Il y a six ans, je faisais cosigner un texte que j’avais écrit à l’occasion de l’assassinat d’Hervé Gourdel, « Nous sommes aussi des sales Français ». Le président Hollande salua l’une des premières prises de parole publique de personnalités de culture musulmane pour condamner un meurtre commis au nom de leur foi. Mais à ce jour, aucune des propositions que nous avions formulées n’a été suivie d’effet.
En 2016, je cosignais l’appel des 41 où nous nous déclarions prêts à prendre nos responsabilités. En réponse, nous n’eûmes qu’une proposition de déchéance de la nationalité inconstitutionnelle, un débat sur le burkini, et la ressuscitation de la Fondation de l’islam de France ! Je me souviens encore de l’entretien avec Manuel Valls et de celui avec le ministre de l’Intérieur de l’époque. J’entends encore l’étonnement de ce journaliste de RTL qui ne comprenait pas que ce ne soient pas des gens « comme nous » qui soient sur les plateaux !
Qu’attend-on pour les écouter, les promouvoir dans les débats, sur les plateaux ? Ou faudra-t-il accepter une autre forme de plafond de verre qui voudrait que ne puissent s’exprimer que les experts du sérail coupés du terrain ? Faudra-t-il encore que l’on s’obstine à refuser d’offrir en exemple à la jeunesse tous ceux qui ont malgré tout pu prendre l’escalier social, puisqu’il est acquis que l’ascenseur ne monte pas à tous les étages ?
Faudra-t-il qu’on taise encore le fait qu’il y a en France 5 millions de musulmans qui doivent s’impliquer plus dans la vie politique et publique, à condition qu’on leur fasse une place ? Ceux-ci doivent s’élever contre l’imposture représentée par les pseudo-jihadistes et réagir lucidement, avant tout en tant que citoyen français, ce qui ne le met pas en porte à faux avec leur foi qui est aussi universelle que les deux autres religions monothéistes.
Il y a un enjeu pédagogique, notamment envers la jeunesse, sur ce qu’est la laïcité, et sa singularité française qui tient à des raisons historiques, l’école n’y arrivant pas. Pour cela il faut renoncer et au simplisme, et à l’autocensure, sur des vérités qui déplaisent. Plus qu’une loi sur le séparatisme, ayons le courage de mettre les pieds dans le plat : la visibilité de l’islam gêne et certains musulmans, faute d’autre référence que celle venue des franges extrêmes, font fausse route.

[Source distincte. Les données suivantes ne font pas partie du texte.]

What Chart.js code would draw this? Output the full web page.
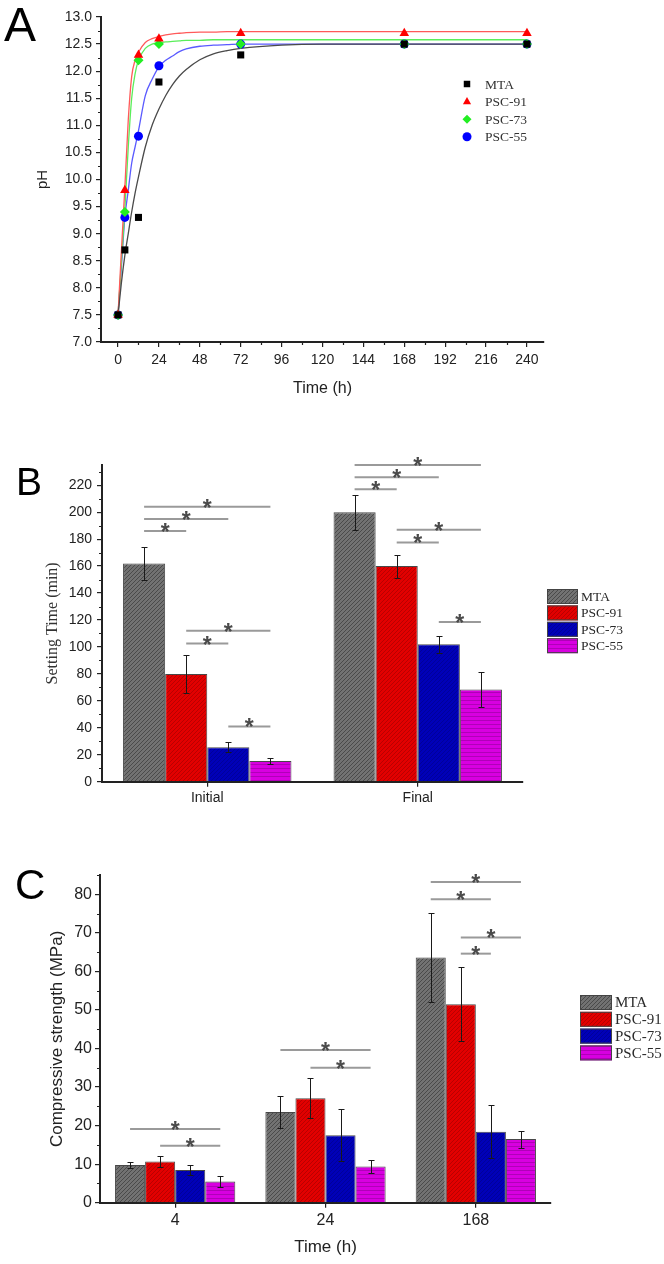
<!DOCTYPE html>
<html>
<head>
<meta charset="utf-8">
<script src="https://cdn.jsdelivr.net/npm/chart.js@4.4.1/dist/chart.umd.min.js"></script>
<style>
html, body { margin: 0; padding: 0; background: #fff; }
#wrap { position: relative; width: 664px; height: 1264px; overflow: hidden; background: #fff; }
#wrap canvas { position: absolute; left: 0; }
.panel { position: absolute; font-family: "Liberation Sans", Arial, sans-serif; color: #000; line-height: 1; }
</style>
</head>
<body>
<div id="wrap">
  <canvas id="chartA" width="664" height="420" style="top:0px"></canvas>
  <canvas id="chartB" width="664" height="400" style="top:440px"></canvas>
  <canvas id="chartC" width="664" height="414" style="top:850px"></canvas>
  <div class="panel" style="left:4px;top:1px;font-size:48px">A</div>
  <div class="panel" style="left:16px;top:462px;font-size:39px">B</div>
  <div class="panel" style="left:15px;top:864px;font-size:42px">C</div>
</div>
<script>
// ---- Panel A: pH over time ----
const phTimes = [0, 4, 12, 24, 72, 168, 240];
const phMTA = [7.5, 8.7, 9.3, 11.8, 12.3, 12.5, 12.5];
const ph91  = [7.5, 9.8, 12.3, 12.6, 12.7, 12.7, 12.7];
const ph73  = [7.5, 9.4, 12.2, 12.5, 12.5, 12.5, 12.5];
const ph55  = [7.5, 9.3, 10.8, 12.1, 12.5, 12.5, 12.5];
// fitted curves
const fitTimes = [0, 2, 4, 6, 8, 10, 12, 16, 20, 24, 28, 32, 36, 40, 48, 56, 64, 72, 96, 120, 168, 240];
const fitMTA = [7.5, 8.1, 8.6, 9.0, 9.4, 9.75, 10.05, 10.6, 11.0, 11.3, 11.55, 11.75, 11.91, 12.03, 12.21, 12.32, 12.38, 12.42, 12.48, 12.5, 12.5, 12.5];
const fit91  = [7.5, 8.7, 9.85, 11.1, 11.9, 12.2, 12.35, 12.53, 12.6, 12.64, 12.67, 12.69, 12.7, 12.71, 12.72, 12.72, 12.73, 12.73, 12.73, 12.73, 12.73, 12.73];
const fit73  = [7.5, 8.5, 9.45, 10.6, 11.5, 11.95, 12.2, 12.42, 12.5, 12.52, 12.54, 12.55, 12.56, 12.57, 12.57, 12.58, 12.58, 12.58, 12.58, 12.58, 12.58, 12.58];
const fit55  = [7.5, 8.4, 9.3, 9.8, 10.3, 10.6, 10.9, 11.55, 11.85, 12.08, 12.2, 12.28, 12.36, 12.41, 12.46, 12.48, 12.49, 12.5, 12.5, 12.5, 12.5, 12.5];

// ---- Panel B: setting time ----
const setCats = ["Initial", "Final"];
const setMTA = [162, 200],  setMTAErr = [12, 13];
const set91  = [80, 160],   set91Err  = [14, 8.5];
const set73  = [25.5, 102], set73Err  = [3.8, 6.3];
const set55  = [15.3, 68.5], set55Err = [2.5, 13.2];
// [category, from series, to series, height]
const setSig = [[0, 0, 1, 186], [0, 0, 2, 195], [0, 0, 3, 204], [0, 1, 2, 102.5], [0, 1, 3, 112], [0, 2, 3, 41],
                [1, 0, 1, 217], [1, 0, 2, 226], [1, 0, 3, 235], [1, 1, 2, 177.5], [1, 1, 3, 187], [1, 2, 3, 118.5]];

// ---- Panel C: compressive strength ----
const csCats = ["4", "24", "168"];
const csMTA = [9.8, 23.5, 63.6],  csMTAErr = [0.8, 4.1, 11.6];
const cs91  = [10.7, 27.1, 51.5], cs91Err  = [1.5, 5.2, 9.6];
const cs73  = [8.5, 17.5, 18.4],  cs73Err  = [1.3, 6.7, 6.9];
const cs55  = [5.5, 9.4, 16.5],   cs55Err  = [1.4, 1.6, 2.2];
const csSig = [[0, 0, 3, 19.1], [0, 1, 3, 14.8], [1, 0, 3, 39.6], [1, 1, 3, 35],
               [2, 0, 3, 83.2], [2, 0, 2, 78.7], [2, 1, 3, 68.8], [2, 1, 2, 64.6]];

const seriesNames = ["MTA", "PSC-91", "PSC-73", "PSC-55"];
const SANS = '"Liberation Sans", Arial, sans-serif';
const SERIF = '"Liberation Serif", "Times New Roman", serif';

function xy(xs, ys) { return xs.map((x, i) => ({ x: x, y: ys[i] })); }

// hatched fills like the Origin patterns
function hatch(base, line, kind) {
  const c = document.createElement("canvas");
  c.width = 4; c.height = 4;
  const g = c.getContext("2d");
  g.fillStyle = base; g.fillRect(0, 0, 4, 4);
  g.strokeStyle = line; g.lineWidth = 1;
  g.beginPath();
  if (kind === "h") {
    g.moveTo(0, 0.5); g.lineTo(4, 0.5);
  } else {
    g.moveTo(0, 4); g.lineTo(4, 0);
    g.moveTo(-1, 1); g.lineTo(1, -1);
    g.moveTo(3, 5); g.lineTo(5, 3);
  }
  g.stroke();
  return g.createPattern(c, "repeat");
}
const fills = [
  hatch("#727272", "#4a4a4a", "d"),
  hatch("#e20000", "#b80000", "d"),
  hatch("#0000b8", "#00009a", "d"),
  hatch("#d800e0", "#b000b8", "h")
];

// short in-between ticks on the axes
const minorTicks = {
  id: "minorTicks",
  afterDraw(chart, args, opts) {
    const ctx = chart.ctx;
    const { x, y } = chart.scales;
    ctx.save();
    ctx.strokeStyle = "#222";
    ctx.lineWidth = 1.2;
    ctx.beginPath();
    (opts.x || []).forEach(v => {
      const px = Math.round(x.getPixelForValue(v)) + 0.5;
      ctx.moveTo(px, y.bottom); ctx.lineTo(px, y.bottom + 3);
    });
    (opts.y || []).forEach(v => {
      const py = Math.round(y.getPixelForValue(v)) + 0.5;
      ctx.moveTo(x.left, py); ctx.lineTo(x.left - 3, py);
    });
    ctx.stroke();
    ctx.restore();
  }
};

function drawMarker(ctx, style, x, y, r, color) {
  ctx.fillStyle = color;
  ctx.beginPath();
  if (style === "rect") {
    ctx.rect(x - r * 0.72, y - r * 0.72, r * 1.44, r * 1.44);
  } else if (style === "triangle") {
    ctx.moveTo(x, y - r); ctx.lineTo(x + r * 0.9, y + r * 0.6); ctx.lineTo(x - r * 0.9, y + r * 0.6); ctx.closePath();
  } else if (style === "rectRot") {
    ctx.moveTo(x, y - r); ctx.lineTo(x + r, y); ctx.lineTo(x, y + r); ctx.lineTo(x - r, y); ctx.closePath();
  } else {
    ctx.arc(x, y, r, 0, Math.PI * 2);
  }
  ctx.fill();
}

const legendA = {
  id: "legendA",
  afterDraw(chart) {
    const ctx = chart.ctx;
    ctx.save();
    ctx.font = "13.5px " + SERIF;
    ctx.textBaseline = "middle";
    const rows = chart.data.datasets.filter(d => d.legend);
    rows.forEach((d, i) => {
      const y = 84 + i * 17.6;
      drawMarker(ctx, d.pointStyle, 467, y, 4.5, d.backgroundColor);
      ctx.fillStyle = "#333";
      ctx.fillText(d.label, 485, y + 1);
    });
    ctx.restore();
  }
};

// error bars, significance brackets and the boxed legend of the bar panels
const barExtras = {
  id: "barExtras",
  afterDraw(chart, args, opts) {
    const ctx = chart.ctx;
    const ys = chart.scales.y;
    ctx.save();
    ctx.strokeStyle = "#1a1a1a";
    ctx.lineWidth = 1;
    chart.data.datasets.forEach((ds, di) => {
      chart.getDatasetMeta(di).data.forEach((bar, i) => {
        const hi = Math.round(ys.getPixelForValue(ds.data[i] + ds.errors[i])) + 0.5;
        const lo = Math.round(ys.getPixelForValue(ds.data[i] - ds.errors[i])) + 0.5;
        const bx = Math.round(bar.x) + 0.5;
        ctx.beginPath();
        ctx.moveTo(bx, hi); ctx.lineTo(bx, lo);
        ctx.moveTo(bx - 3, hi); ctx.lineTo(bx + 3, hi);
        ctx.moveTo(bx - 3, lo); ctx.lineTo(bx + 3, lo);
        ctx.stroke();
      });
    });

    opts.sig.forEach(s => {
      const xa = chart.getDatasetMeta(s[1]).data[s[0]].x;
      const xb = chart.getDatasetMeta(s[2]).data[s[0]].x;
      const py = ys.getPixelForValue(s[3]);
      ctx.strokeStyle = "#9a9a9a";
      ctx.lineWidth = 2;
      ctx.beginPath();
      ctx.moveTo(xa, py); ctx.lineTo(xb, py);
      ctx.stroke();
      ctx.fillStyle = "#4a4a4a";
      ctx.font = "bold 23px " + SANS;
      ctx.textAlign = "center";
      ctx.textBaseline = "alphabetic";
      ctx.fillText("*", (xa + xb) / 2, py + 9);
    });

    const lg = opts.legend;
    ctx.font = lg.font;
    ctx.textAlign = "left";
    ctx.textBaseline = "middle";
    chart.data.datasets.forEach((ds, i) => {
      const top = lg.top + i * lg.step;
      ctx.fillStyle = ds.backgroundColor;
      ctx.fillRect(lg.x, top, lg.w, lg.h);
      ctx.strokeStyle = "#444";
      ctx.lineWidth = 1;
      ctx.strokeRect(lg.x + 0.5, top + 0.5, lg.w - 1, lg.h - 1);
      ctx.fillStyle = "#2a2a2a";
      ctx.fillText(ds.label, lg.x + lg.w + 3, top + lg.h / 2 + 1);
    });
    ctx.restore();
  }
};

function curveSet(label, ys, color) {
  return {
    label: label, data: xy(fitTimes, ys), showLine: true, pointRadius: 0,
    borderColor: color, borderWidth: 1.3, cubicInterpolationMode: "monotone", order: 2
  };
}
function pointSet(label, ys, color, style, r) {
  return {
    label: label, data: xy(phTimes, ys), pointStyle: style, pointRadius: r,
    backgroundColor: color, borderColor: color, borderWidth: 0, order: 1, legend: true
  };
}

new Chart(document.getElementById("chartA"), {
  type: "scatter",
  data: {
    datasets: [
      curveSet("MTA fit", fitMTA, "#4a4a4a"),
      curveSet("PSC-91 fit", fit91, "#ff5a5a"),
      curveSet("PSC-73 fit", fit73, "#5aee5a"),
      curveSet("PSC-55 fit", fit55, "#5a5aff"),
      pointSet("MTA", phMTA, "#000000", "rect", 5),
      pointSet("PSC-91", ph91, "#ff0000", "triangle", 5.5),
      pointSet("PSC-73", ph73, "#22ee22", "rectRot", 5),
      pointSet("PSC-55", ph55, "#0000ff", "circle", 4.5)
    ]
  },
  options: {
    responsive: false, animation: false, devicePixelRatio: 1,
    layout: { padding: { left: 0, top: 17, right: 120, bottom: 0 } },
    plugins: {
      legend: { display: false }, tooltip: { enabled: false },
      minorTicks: { x: [12, 36, 60, 84, 108, 132, 156, 180, 204, 228],
                    y: [7.25, 7.75, 8.25, 8.75, 9.25, 9.75, 10.25, 10.75, 11.25, 11.75, 12.25, 12.75] }
    },
    scales: {
      x: {
        type: "linear", min: -10, max: 250,
        afterFit: s => { s.height = 78; },
        ticks: { stepSize: 24, includeBounds: false, padding: 5, color: "#222", font: { family: SANS, size: 14 } },
        grid: { drawOnChartArea: false, tickLength: 5, color: "#222", lineWidth: 1.2 },
        border: { width: 2, color: "#222" },
        title: { display: true, text: "Time (h)", color: "#222", font: { family: SANS, size: 16 }, padding: { top: 0, bottom: 22 } }
      },
      y: {
        min: 7, max: 13,
        afterFit: s => { s.width = 101; },
        ticks: { stepSize: 0.5, padding: 4, color: "#222", font: { family: SANS, size: 14 }, callback: v => v.toFixed(1) },
        grid: { drawOnChartArea: false, tickLength: 5, color: "#222", lineWidth: 1.2 },
        border: { width: 2, color: "#222" },
        title: { display: true, text: "pH", color: "#222", font: { family: SANS, size: 15 }, padding: { top: 34, bottom: 0 } }
      }
    }
  },
  plugins: [minorTicks, legendA]
});

function barSets(vals, errs) {
  return vals.map((v, i) => ({
    label: seriesNames[i], data: v, errors: errs[i],
    backgroundColor: fills[i], borderColor: "rgba(40,40,40,0.85)", borderWidth: 1,
    categoryPercentage: 0.8, barPercentage: 1.0
  }));
}

new Chart(document.getElementById("chartB"), {
  type: "bar",
  data: {
    labels: setCats,
    datasets: barSets([setMTA, set91, set73, set55], [setMTAErr, set91Err, set73Err, set55Err])
  },
  options: {
    responsive: false, animation: false, devicePixelRatio: 1,
    layout: { padding: { left: 0, top: 25, right: 141, bottom: 0 } },
    plugins: {
      legend: { display: false }, tooltip: { enabled: false },
      minorTicks: { y: [10, 30, 50, 70, 90, 110, 130, 150, 170, 190, 210, 230] },
      barExtras: { sig: setSig, legend: { x: 547, top: 149, step: 16.4, w: 31, h: 15, font: "13.5px " + SERIF } }
    },
    scales: {
      x: {
        afterFit: s => { s.height = 58.3; },
        ticks: { padding: 3, color: "#222", font: { family: SANS, size: 14 } },
        grid: { offset: false, drawOnChartArea: false, tickLength: 5, color: "#222", lineWidth: 1.2 },
        border: { width: 2, color: "#222" }
      },
      y: {
        min: 0, max: 235,
        afterFit: s => { s.width = 102; },
        ticks: { stepSize: 20, includeBounds: false, padding: 5, color: "#222", font: { family: SANS, size: 14 } },
        grid: { drawOnChartArea: false, tickLength: 5, color: "#222", lineWidth: 1.2 },
        border: { width: 2, color: "#222" },
        title: { display: true, text: "Setting Time (min)", color: "#333", font: { family: SERIF, size: 16 }, padding: { top: 43, bottom: 0 } }
      }
    }
  },
  plugins: [minorTicks, barExtras]
});

new Chart(document.getElementById("chartC"), {
  type: "bar",
  data: {
    labels: csCats,
    datasets: barSets([csMTA, cs91, cs73, cs55], [csMTAErr, cs91Err, cs73Err, cs55Err])
  },
  options: {
    responsive: false, animation: false, devicePixelRatio: 1,
    layout: { padding: { left: 0, top: 25, right: 113, bottom: 0 } },
    plugins: {
      legend: { display: false }, tooltip: { enabled: false },
      minorTicks: { y: [5, 15, 25, 35, 45, 55, 65, 75, 85] },
      barExtras: { sig: csSig, legend: { x: 580, top: 145, step: 16.8, w: 32, h: 15, font: "15px " + SERIF } }
    },
    scales: {
      x: {
        afterFit: s => { s.height = 61.3; },
        ticks: { padding: 3, color: "#222", font: { family: SANS, size: 16 } },
        grid: { offset: false, drawOnChartArea: false, tickLength: 5, color: "#222", lineWidth: 1.2 },
        border: { width: 2, color: "#222" },
        title: { display: true, text: "Time (h)", color: "#222", font: { family: SANS, size: 17 }, padding: { top: 0, bottom: 6 } }
      },
      y: {
        min: 0, max: 85,
        afterFit: s => { s.width = 100; },
        ticks: { stepSize: 10, includeBounds: false, padding: 3, color: "#222", font: { family: SANS, size: 16 } },
        grid: { drawOnChartArea: false, tickLength: 5, color: "#222", lineWidth: 1.2 },
        border: { width: 2, color: "#222" },
        title: { display: true, text: "Compressive strength (MPa)", color: "#222", font: { family: SANS, size: 17 }, padding: { top: 47, bottom: 0 } }
      }
    }
  },
  plugins: [minorTicks, barExtras]
});
</script>
</body>
</html>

Réunissons les conditions d’un débat franc et serein mais avec d’autres animateurs que les professionnels de la polémique.
Cherchons des canaux pour parler aux quartiers populaires où se concentrent les misères propices à l’éclosion de l’islamisme, comme à Alger ou ailleurs. Pour la communauté nationale, mais aussi pour les musulmans de France, plus éprouvés qu’ils ne le disent ou qu’on ne le croit par tous ces drames.